Neural net for coarse segmentation

Alex_I · July 9, 2020, 5:01am

I’m looking at doing something like semantic segmentation of images but where I only have pretty coarse labels - roughly, for each 32x32 patch, I know if the answer should be “yes”, “no” or “unknown”.

I’d like to start with a pretrained net that is reasonably well suited for this, and then modify it.

This is a bit like FCN-ResNet101 in the torch hub, but I don’t need any of the stuff that converts the feature maps back up to full resolution (and in my case it would probably both be slow and hurt performance since my labels just aren’t that exact).

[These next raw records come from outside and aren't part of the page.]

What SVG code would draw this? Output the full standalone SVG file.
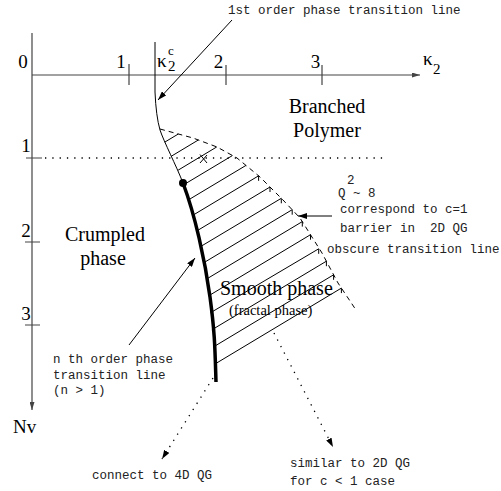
<svg xmlns="http://www.w3.org/2000/svg" width="501" height="491" viewBox="0 0 501 491">
<style>
.ax{stroke:#444;stroke-width:1.2;fill:none}
.thin{stroke:#000;stroke-width:1;fill:none}
.thick{stroke:#000;stroke-width:3.5;fill:none;stroke-linecap:butt}
.dash{stroke:#000;stroke-width:1;fill:none;stroke-dasharray:5,4}
.dot{stroke:#000;stroke-width:1.3;fill:none;stroke-dasharray:1.3,6}
.hatch{stroke:#000;stroke-width:1;fill:none}
.serif{font-family:"Liberation Serif","Times New Roman",serif;fill:#000}
.mono{font-family:"Liberation Mono","Courier New",monospace;font-size:12.5px;fill:#222}
.big{font-size:20px}
.num{font-size:19px}
</style>
<defs>
<marker id="arr" markerUnits="userSpaceOnUse" markerWidth="9" markerHeight="6" refX="9" refY="3" orient="auto">
<path d="M0,0 L9,3 L0,6 z" fill="#000"/>
</marker>
<marker id="arrAx" markerUnits="userSpaceOnUse" markerWidth="8" markerHeight="5" refX="8" refY="2.5" orient="auto">
<path d="M0,0 L8,2.5 L0,5 z" fill="#444"/>
</marker>
</defs>

<g id="axes">
<path class="ax" d="M32,75 H420" marker-end="url(#arrAx)"/>
<path class="ax" d="M32,33 V410" marker-end="url(#arrAx)"/>
<path class="ax" d="M129,64 V85 M226,65 V85 M322,65 V85"/>
<path class="ax" d="M26,158 H42 M25,242 H40 M25,325 H40"/>
<text class="serif num" x="23" y="68" text-anchor="middle">0</text>
<text class="serif num" x="121" y="68" text-anchor="middle">1</text>
<text class="serif num" x="218.5" y="68" text-anchor="middle">2</text>
<text class="serif num" x="315.5" y="68" text-anchor="middle">3</text>
<text class="serif num" x="26" y="152" text-anchor="middle">1</text>
<text class="serif num" x="26" y="237" text-anchor="middle">2</text>
<text class="serif num" x="26" y="320" text-anchor="middle">3</text>
<text class="serif" x="423" y="65" font-size="19">κ</text>
<text class="serif" x="433" y="74" font-size="15">2</text>
<text class="serif" x="13" y="433" font-size="19">Nv</text>
</g>

<g id="hatch" class="hatch">
<path d="M164.8,142.1 L178.3,134.0"/>
<path d="M171.2,156.3 L198.3,140.0"/>
<path d="M178.1,170.2 L216.8,146.9"/>
<path d="M183.6,184.8 L232.5,155.5"/>
<path d="M188.6,199.8 L246.0,165.4"/>
<path d="M192.3,215.6 L258.6,175.8 l0,5"/>
<path d="M196.5,231.1 L270.0,187.0 l0,5"/>
<path d="M200.2,246.8 L281.3,198.3 l0,5"/>
<path d="M203.5,262.9 L292.2,209.7 l0,5"/>
<path d="M206.3,279.2 L302.3,221.6 l0,5"/>
<path d="M208.7,295.8 L310.5,234.7 l0,5"/>
<path d="M210.4,312.8 L318.7,248.8 l0,5"/>
<path d="M211.9,329.8 L326.4,261.2 l0,5"/>
<path d="M213.0,347.2 L333.6,274.8 l0,5"/>
<path d="M214.0,364.6 L341.4,288.1 l0,5"/>
</g>

<g id="boundaries">
<path class="thin" d="M155,42 L155,92 Q156,116 160,130 C164,142 176,165 183,183"/>
<path class="thick" d="M183,183 C195,215 205,260 210,297 S215,350 216,382"/>
<path class="dash" d="M160,129 L193,138 L217,147 L237,158 L260,177 L283,200 L300,218 L322,253 L338,283 L356,310"/>
<path class="dot" d="M45,158 H384"/>
<path class="thin" d="M200,154.5 L207,163 M207,155 L200,163"/>
<circle cx="183" cy="183" r="4" fill="#000"/>
</g>

<g id="connectors">
<path class="thin" d="M232,20 L158,100" marker-end="url(#arr)"/>
<path class="thin" d="M332,216 L298,216" marker-end="url(#arr)"/>
<path class="thin" d="M129,345 L195,258" marker-end="url(#arr)"/>
<path class="dot" d="M213,378 L162,459" marker-end="url(#arr)"/>
<path class="dot" d="M274,333 L333,447" marker-end="url(#arr)"/>
</g>

<g id="label-kc">
<text class="serif" x="157" y="67" font-size="19">κ</text>
<text class="serif" x="168" y="71" font-size="15">2</text>
<text class="serif" x="168" y="55" font-size="13">c</text>
</g>
<g id="label-first-order">
<text class="mono" x="228" y="14">1st order phase transition line</text>
</g>
<g id="label-branched">
<text class="serif big" x="327" y="113" text-anchor="middle">Branched</text>
<text class="serif big" x="327" y="137" text-anchor="middle">Polymer</text>
</g>
<g id="label-crumpled">
<text class="serif big" x="105" y="241" text-anchor="middle">Crumpled</text>
<text class="serif big" x="103" y="265" text-anchor="middle">phase</text>
</g>
<g id="label-smooth">
<text class="serif big" x="220" y="295">Smooth phase</text>
<text class="serif" x="229" y="315" font-size="14.5">(fractal phase)</text>
</g>
<g id="label-q2">
<text class="mono" x="338" y="197">Q</text>
<text class="mono" x="347" y="184" font-size="10">2</text>
<text class="mono" x="353" y="197" xml:space="preserve">~ 8</text>
<text class="mono" x="340" y="213">correspond to c=1</text>
<text class="mono" x="340" y="232" xml:space="preserve">barrier in  2D QG</text>
</g>
<g id="label-obscure">
<text class="mono" x="327" y="253">obscure transition line</text>
</g>
<g id="label-nth">
<text class="mono" x="53" y="363">n th order phase</text>
<text class="mono" x="53" y="378.5">transition line</text>
<text class="mono" x="53" y="394">(n &gt; 1)</text>
</g>
<g id="label-4d">
<text class="mono" x="92" y="479">connect to 4D QG</text>
</g>
<g id="label-2d">
<text class="mono" x="290" y="467">similar to 2D QG</text>
<text class="mono" x="290" y="485">for c &lt; 1 case</text>
</g>
</svg>
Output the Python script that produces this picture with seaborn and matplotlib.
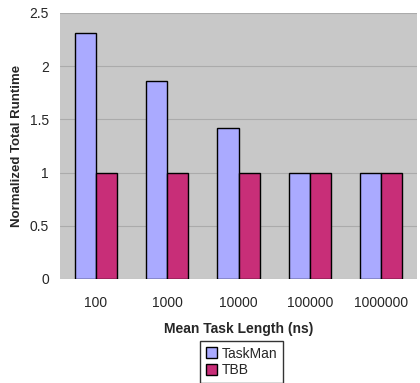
import matplotlib
matplotlib.use("Agg")
import matplotlib.pyplot as plt
import seaborn as sns
import pandas as pd
from matplotlib.patches import Patch

categories = ["100", "1000", "10000", "100000", "1000000"]
taskman = [2.31, 1.86, 1.42, 1.0, 1.0]
tbb = [1.0, 1.0, 1.0, 1.0, 1.0]
series = ["TaskMan", "TBB"]
colors = ["#AAAAFF", "#C82E78"]

df = pd.DataFrame({
    "cat": categories * 2,
    "val": taskman + tbb,
    "series": ["TaskMan"] * len(categories) + ["TBB"] * len(categories),
})

sns.set_style("white")
plt.rcParams["font.family"] = ["Liberation Sans", "DejaVu Sans"]

fig = plt.figure(figsize=(4.2, 3.83), dpi=100)
ax = fig.add_axes([60/420, 1-279/383, 357/420, 266/383])
ax.set_facecolor("#C8C8C8")
sns.barplot(data=df, x="cat", y="val", hue="series", palette=colors,
            width=0.59, edgecolor="black", linewidth=1.0, ax=ax,
            legend=False, saturation=1)
ax.set_ylim(0, 2.5)
ax.set_yticks([0, 0.5, 1, 1.5, 2, 2.5])
ax.set_yticklabels(["0", "0.5", "1", "1.5", "2", "2.5"])
ax.yaxis.grid(True, color="#ABABAB", linewidth=0.8)
ax.set_axisbelow(True)
for s in ax.spines.values():
    s.set_visible(False)
ax.tick_params(axis="y", length=0, labelsize=10, pad=8)
ax.tick_params(axis="x", length=0, labelsize=10, pad=12)
ax.set_xlabel("Mean Task Length (ns)", fontsize=10, fontweight="bold", labelpad=9)
ax.set_ylabel("Normalized Total Runtime", fontsize=9.5, fontweight="bold", labelpad=5)

handles = [Patch(facecolor=c, edgecolor="black", label=s) for s, c in zip(series, colors)]
fig.legend(handles=handles, loc="upper left", bbox_to_anchor=(200/420, 1-341/383),
           borderaxespad=0, frameon=True, fancybox=False, edgecolor="black",
           fontsize=10, handlelength=0.8, handleheight=0.8, handletextpad=0.4,
           borderpad=0.4, labelspacing=0.2)

fig.savefig("out.png", dpi=100)
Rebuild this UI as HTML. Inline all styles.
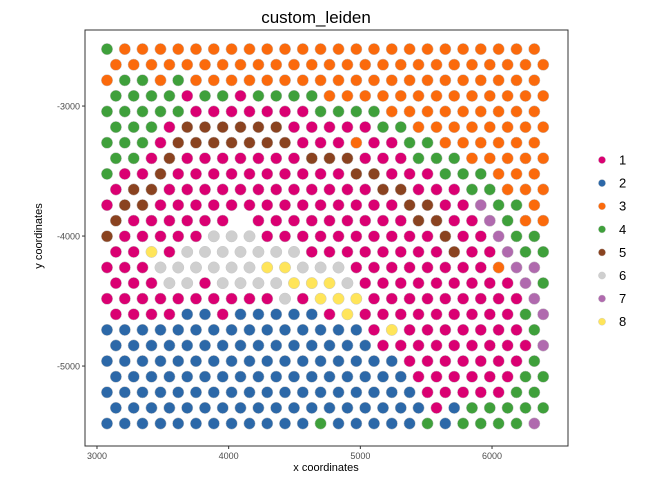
<!DOCTYPE html>
<html><head><meta charset="utf-8"><style>
html,body{margin:0;padding:0;background:#fff;}
svg{display:block;font-family:"Liberation Sans",sans-serif;}
</style></head><body>
<svg id="chart" width="672" height="480" viewBox="0 0 672 480">
<rect x="0" y="0" width="672" height="480" fill="#fff"/>
<text x="316" y="23" text-anchor="middle" font-size="17" fill="#000">custom_leiden</text>
<g id="panel"></g>
<text x="326" y="471" text-anchor="middle" font-size="11" fill="#000">x coordinates</text>
<text x="0" y="0" transform="translate(42,236) rotate(-90)" text-anchor="middle" font-size="11" fill="#000">y coordinates</text>
<g id="legend"></g>
</svg>
<script>
const clusterNames = ["1","2","3","4","5","6","7","8"];
const clusterColors = ["#DA0072","#2C68A8","#FB6A0C","#3FA03B","#8A4320","#CFCFCF","#B06AAE","#FFE55A"];
const xEven = [3076,3211,3346,3482,3617,3752,3887,4022,4158,4293,4428,4563,4698,4834,4969,5104,5239,5374,5510,5645,5780,5915,6050,6186,6321];
const xOdd = [3144,3279,3414,3550,3685,3820,3955,4090,4226,4361,4496,4631,4766,4902,5037,5172,5307,5442,5578,5713,5848,5983,6118,6254,6389];
const rowY = [-2562,-2682,-2802,-2922,-3042,-3162,-3282,-3402,-3522,-3642,-3762,-3882,-4002,-4122,-4242,-4362,-4482,-4602,-4722,-4842,-4962,-5082,-5202,-5322,-5442];
const rowLabels = [
"4333333333333333333333333",
"3333333333333333333333333",
"3443433333333333333333333",
"4444144144443333333333333",
"4444411111114444333333333",
"4441555555111114433333333",
"4441555555511131144333333",
"4415111111155511144433333",
"4115111111111155111444333",
"1551111111111115511144333",
"1551111111111111155117443",
"5111111011111111155117433",
"5111116661111111111511744",
"1181666666611111111511744",
"1116666668866611111111377",
"1116616666888611111111174",
"1111111111618881111111117",
"1111221222221811111111147",
"2222222222222221811111114",
"2222222222222221111111117",
"2222222222222222211111114",
"2222222222222222211111144",
"2222222222222222221111144",
"2222222222222222221244444",
"2222222222224222224244447"
];
const xTicks = [3000,4000,5000,6000];
const yTicks = [-3000,-4000,-5000];

const NS = "http://www.w3.org/2000/svg";
const L = 85, R = 568, T = 30, B = 446;
const xMin = 2909, xMax = 6577, yMin = -5615, yMax = -2415;
function sx(v){ return L + (v - xMin) / (xMax - xMin) * (R - L); }
function sy(v){ return B - (v - yMin) / (yMax - yMin) * (B - T); }
function mk(tag, attrs, parent){ const e = document.createElementNS(NS, tag); for (const k in attrs) e.setAttribute(k, attrs[k]); parent.appendChild(e); return e; }

const panel = document.getElementById("panel");
const bg = mk("rect", {x:L, y:T, width:R-L, height:B-T, fill:"#fff", stroke:"none"}, panel);



rowLabels.forEach((row, r) => {
  const xs = (r % 2 === 0) ? xEven : xOdd;
  for (let k = 0; k < row.length; k++) {
    const c = parseInt(row[k], 10);
    if (!c) continue;
    const col = clusterColors[c - 1];
    const pt = mk("circle", {cx: sx(xs[k]).toFixed(1), cy: sy(rowY[r]).toFixed(1), r: 5.7, fill: col, stroke: "#c8c8c8", "stroke-width": 0.5}, panel);
    
    
  }
});

const border = mk("rect", {x:L, y:T, width:R-L, height:B-T, fill:"none", stroke:"#333", "stroke-width":1}, panel);



xTicks.forEach(v => {
  const x = sx(v);
  const tk = mk("line", {x1:x, x2:x, y1:B, y2:B+3, stroke:"#333"}, panel);
  
  
  const t = mk("text", {x:x, y:B+13, "text-anchor":"middle", "font-size":9, fill:"#4d4d4d"}, panel);
  t.textContent = v;
  
  
});
yTicks.forEach(v => {
  const y = sy(v);
  const tk = mk("line", {x1:L-3, x2:L, y1:y, y2:y, stroke:"#333"}, panel);
  
  
  const t = mk("text", {x:L-5, y:y+3.5, "text-anchor":"end", "font-size":9, fill:"#4d4d4d"}, panel);
  t.textContent = v;
  
  
});

const legend = document.getElementById("legend");
clusterNames.forEach((n, i) => {
  const y = 160 + i * 23.1;
  const d = mk("circle", {cx:602, cy:y, r:3.6, fill:clusterColors[i], stroke:"#c8c8c8", "stroke-width":0.4}, legend);
  
  
  const t = mk("text", {x:619, y:y+4.5, "font-size":13, fill:"#000"}, legend);
  t.textContent = n;
  
  
});
</script>
</body></html>
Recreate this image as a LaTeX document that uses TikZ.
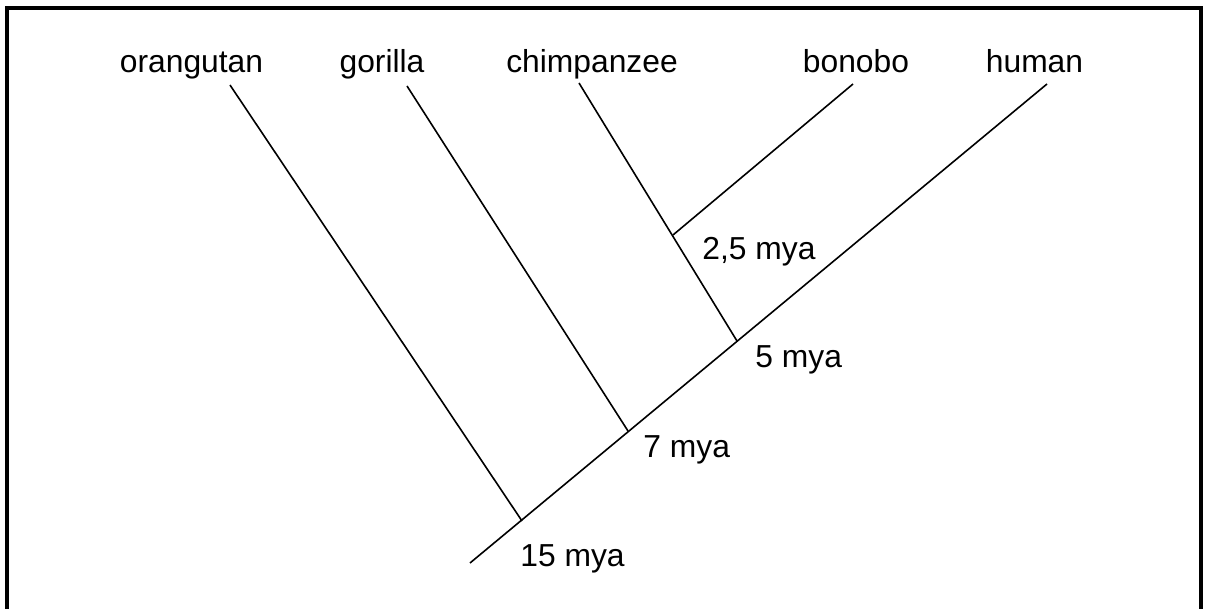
\documentclass[tikz,border=0pt]{standalone}
\usepackage{fontspec}
\setmainfont{Liberation Sans}
\begin{document}
\begin{tikzpicture}[x=0.5pt,y=-0.5pt,
  lbl/.style={inner sep=0pt,font=\fontsize{15.9}{19}\selectfont},
  branch/.style={line width=0.8pt,black},
  frame/.style={line width=1.7pt,black}]
\useasboundingbox (0,0) rectangle (1206,609);
\draw[frame] (7,609) -- (7,8) -- (1201,8) -- (1201,609);
% leaf labels
\node[lbl,anchor=base] (orang) at (191.5,73) {orangutan};
\node[lbl,anchor=base] (gor) at (382,73) {gorilla};
\node[lbl,anchor=base] (chimp) at (592,73) {chimpanzee};
\node[lbl,anchor=base] (bon) at (856,73) {bonobo};
\node[lbl,anchor=base] (hum) at (1034.5,73) {human};
% branch tips
\coordinate (torang) at (230,85);
\coordinate (tgor) at (407,86);
\coordinate (tchimp) at (579,83);
\coordinate (tbon) at (853,84);
\coordinate (thum) at (1047,84);
% junctions
\coordinate (root) at (470,563);
\coordinate (j15) at (522,521);
\coordinate (j7) at (628,431);
\coordinate (j5) at (737,341);
\coordinate (j25) at (673,235);
% branches
\draw[branch] (root) -- (thum);
\draw[branch] (torang) -- (j15);
\draw[branch] (tgor) -- (j7);
\draw[branch] (tchimp) -- (j5);
\draw[branch] (tbon) -- (j25);
% time labels
\node[lbl,anchor=base west] (m25) at (702,260) {2,5 mya};
\node[lbl,anchor=base west] (m5) at (755,368) {5 mya};
\node[lbl,anchor=base west] (m7) at (643,458) {7 mya};
\node[lbl,anchor=base west] (m15) at (520,567) {15 mya};
\end{tikzpicture}
\end{document}
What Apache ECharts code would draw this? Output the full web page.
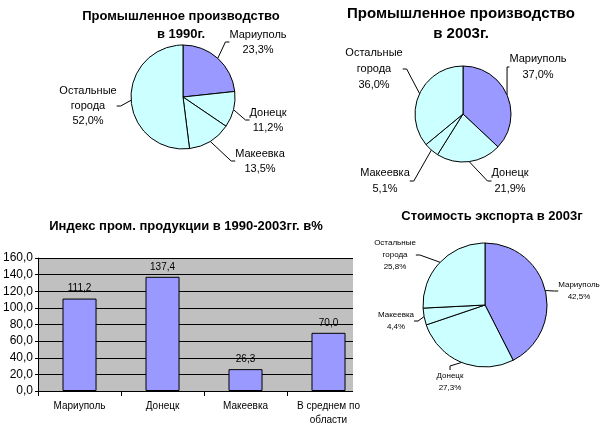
<!DOCTYPE html>
<html>
<head>
<meta charset="utf-8">
<script src="https://cdn.jsdelivr.net/npm/echarts@6/dist/echarts.min.js"></script>
<style>
  html, body { margin: 0; padding: 0; background: #fff; }
  #chart { width: 610px; height: 427px; }
</style>
</head>
<body>
<div id="chart"></div>
<script>
// cities (pie order, clockwise from top)
const cities = ["Мариуполь", "Донецк", "Макеевка", "Остальные\nгорода"];
const prod1990 = [23.3, 11.2, 13.5, 52.0];
const prod2003 = [37.0, 21.9, 5.1, 36.0];
const export2003 = [42.5, 27.3, 4.4, 25.8];

// bar chart
const barCategories = ["Мариуполь", "Донецк", "Макеевка", "В среднем по\nобласти"];
const indexValues = [111.2, 137.4, 26.3, 70.0];

const fmt = (v) => v.toFixed(1).replace(".", ",");
const FONT = "Liberation Sans, Arial, sans-serif";
const sliceColors = ["#9999FF", "#CCFFFF", "#CCFFFF", "#CCFFFF"];

// where each pie's labels sit (label centres, same order as cities)
const labelSpots = [
  [[258, 42], [268, 120], [260, 161], [88, 106]],
  [[538, 67], [510, 181], [385, 181], [374, 69]],
  [[579, 291], [450, 382], [396, 321], [395, 255]],
];

const pieData = (values) =>
  values.map((v, i) => ({
    name: cities[i],
    value: v,
    itemStyle: { color: sliceColors[i] },
  }));

const pieSeries = (values, center, radius, fontSize, lineHeight, spots) => ({
  type: "pie",
  center: center,
  radius: radius,
  startAngle: 90,
  clockwise: true,
  silent: true,
  data: pieData(values),
  itemStyle: { borderColor: "#000", borderWidth: 1 },
  label: {
    show: true,
    position: "outside",
    formatter: (p) => p.name + "\n" + fmt(p.value) + "%",
    color: "#000",
    fontFamily: FONT,
    fontSize: fontSize,
    lineHeight: lineHeight,
    overflow: "none",
  },
  labelLine: {
    show: true,
    length: 8,
    length2: 4,
    lineStyle: { color: "#000", width: 1 },
  },
  labelLayout: (p) => ({
    x: spots[p.dataIndex][0],
    y: spots[p.dataIndex][1],
    align: "center",
    verticalAlign: "middle",
  }),
});

const chart = echarts.init(document.getElementById("chart"));

const options = {
  animation: false,
  title: [
    {
      text: "Промышленное производство\nв 1990г.",
      left: 176,
      top: 2,
      textAlign: "center",
      textStyle: { fontFamily: FONT, fontSize: 13, fontWeight: "bold", lineHeight: 18, color: "#000" },
    },
    {
      text: "Промышленное производство\nв 2003г.",
      left: 456,
      top: -1,
      textAlign: "center",
      textStyle: { fontFamily: FONT, fontSize: 15, fontWeight: "bold", lineHeight: 20, color: "#000" },
    },
    {
      text: "Индекс пром. продукции в 1990-2003гг. в%",
      left: 181,
      top: 215,
      textAlign: "center",
      textStyle: { fontFamily: FONT, fontSize: 13, fontWeight: "bold", color: "#000" },
    },
    {
      text: "Стоимость экспорта в 2003г",
      left: 487,
      top: 205,
      textAlign: "center",
      textStyle: { fontFamily: FONT, fontSize: 13, fontWeight: "bold", color: "#000" },
    },
  ],
  // the bar plot runs on past the picture's cut at x=352, as in the source image
  graphic: [
    {
      type: "rect",
      z: 1,
      shape: { x: 353, y: 250, width: 22, height: 150 },
      style: { fill: "#fff" },
      silent: true,
    },
  ],
  grid: {
    left: 38,
    right: 240,
    top: 258,
    bottom: 36,
    show: true,
    backgroundColor: "#C0C0C0",
    borderWidth: 0,
  },
  xAxis: {
    type: "category",
    data: barCategories,
    axisLine: { lineStyle: { color: "#000" } },
    axisTick: { show: true, alignWithLabel: false, lineStyle: { color: "#000" } },
    axisLabel: { color: "#000", fontFamily: FONT, fontSize: 10, lineHeight: 14, margin: 8, interval: 0 },
  },
  yAxis: {
    type: "value",
    min: 0,
    max: 160,
    interval: 20,
    axisLine: { show: true, lineStyle: { color: "#000" } },
    axisTick: { show: true, length: 3, lineStyle: { color: "#000" } },
    axisLabel: { color: "#000", fontFamily: FONT, fontSize: 12, formatter: (v) => fmt(v), margin: 5 },
    splitLine: { lineStyle: { color: "#000", width: 1 } },
  },
  series: [
    pieSeries(prod1990, [183, 97], 52, 11, 15, labelSpots[0]),
    pieSeries(prod2003, [463, 114], 48, 11, 16, labelSpots[1]),
    pieSeries(export2003, [485, 305], 62, 8, 12, labelSpots[2]),
    {
      type: "bar",
      data: indexValues,
      barWidth: "41%",
      silent: true,
      itemStyle: { color: "#9999FF", borderColor: "#000", borderWidth: 1 },
      label: {
        show: true,
        position: "top",
        formatter: (p) => fmt(p.value),
        color: "#000",
        fontFamily: FONT,
        fontSize: 10,
      },
    },
  ],
};

chart.setOption(options);
</script>
</body>
</html>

I’m not exactly sure what the ideal size of the receptive field for each position of the feature map should be, but I suspect it should be a bit on the small side - around 128x128 to 256x256, based on what I know about the data. Receptive fields for resnet/resnext-50 and 101 before the top pooling layer are really really huge by comparison, 483 or 1027 square (most of which comes from padding with typical 224x224 size inputs). In my case I’d like to feed inputs around 1024x1024 and have receptive fields not larger than 256x256 with a 32x32 stride - ideally

Is there any example in the literature or a well-known dataset of coarse segmentation similar to this? What would be the state of the art?
What is the best network to use as a starting point? Can I use a pretrained classifier network (eg some of the nice swsl_resnext… models in timm) and just remove the top pooling layer? Is any specific classifier best for this? (resnext vs efficientnet vs…) Or, should I use a network already intended for segmentation? (in that case I’m a lot less clear on what to remove…)
If I use a network with a large receptive field, how should I shrink it? Should I just remove blocks from the top until the field shrinks enough?
What should I do about padding? I’d really like to not have padding affect the results. I can ignore the output where it’s too close to the edges; but it would be nice if I could instead somehow modify the network so it has no padding. In that case I’m really not sure what that would do to a pretrained network that expects padding - any tips?